On my way to work one morning, I spotted a man in a truck smoking from a pipe. It was one of those old-school, Sherlock-Holmes-type pipes. To me, that kind of pipe is a mark of sophistication. Yet, here was this man with that kind of pipe driving an old, beat-up green truck. The juxtaposition made me laugh, and the image stuck in my head — I thought it would be a funny anecdote to tell a few friends. Nothing more than that.
The next day, I noticed the man again, in the same spot, turning onto a street after having just left the highway. Same pipe. Same truck. It was as if the universe had just copied and pasted the moment from one day to the next.
I had driven the same route to work five times a week for four months and had never recognized any familiar vehicles or faces. But here was this man, with his truck and his pipe, in the exact same spot as I was for two consecutive days.
I felt a sense of kinship toward the man. It was an unusual feeling, I recognized that, because I didn’t know the man. Not his name. Not his profession. Not where he was driving on those two days. The only aspect of the man’s life I knew was that he was in the same spot as I was on two days in a row.
Of the 197 million square miles on earth and the 86,400 seconds in a day, I unexpectedly found myself at the same location at the same time as another person on two consecutive days. I won’t — and probably can’t — calculate the probability of that happening, but I’m going to take a shot in the dark and say it is quite small. Yet, it happened, and it felt comforting.
I thought about that for a long while — why seeing the man comforted me. Initially, I didn’t understand how a stranger could bring me comfort. Again, I didn’t even know the man’s name and I didn’t care to. I had no desire to get to know this man. It was just seeing him there, at the same time and place, just like me, made the world seem a little less lonely.
There I was — commuting to work, a task that can be both mind-numbing and lonely — and I found someone else presumably doing the same task. I wasn’t alone in the world.
Of course, I realize several people commute to work every day. A few dozen or so probably take close to the exact same route as I do. Still, sometimes it is hard to see the people around you, no matter how many there are or how close they are.
We get so busy going from point A to point B — doing all the meaningless tasks we have to do each day — that we become imprisoned in our own little worlds and we shut out everything else. Then, we wonder why we get lonely.
Our minds naturally look for the easiest solutions, and, when doing these everyday tasks, it is simply easier and more efficient to block out everything else than to make connections. The thing about easy is that it’s not always better. In fact, it’s often worse. That’s something many people already know, yet we are still so quick to take the easy way out, operate on the default mode.

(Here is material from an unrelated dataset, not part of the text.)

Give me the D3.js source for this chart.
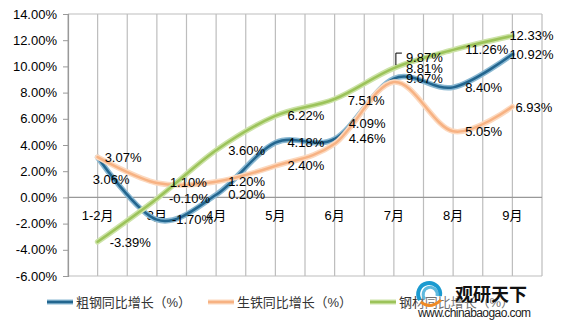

So, it was easier for me to not make connections while commuting to and from work. It was more efficient for me to tune out everyone else and simply drive. But that led to loneliness. Moreover, it caused me to lose my connection to the universe. I felt as if I were operating on another plane, detached from the world around me. I self-isolated myself, and through that isolation, the universe became foggy for me.
I realized it wasn’t the man with the pipe for whom I felt a connection; it was with the universe. Seeing him simply snapped me out of my funk, lifted the veil off the universe, made me realize the universe is a heck of a lot bigger than just my car, my life. And I am connected to all of it.
There is a place for me in the universe. There is a place for you, too.
Many of us have a tendency to self-isolate. It’s us working on our default — the easy way out. What grounds us, what helps us regain our connection to the universe, is making connections with other humans. I believe it is these connections that help us understand ourselves and the world. They repel the fog that so often descends on our lives.
As for the man with the pipe, I never saw him again. It was just on those two days, a small fraction of my life. But look at the results.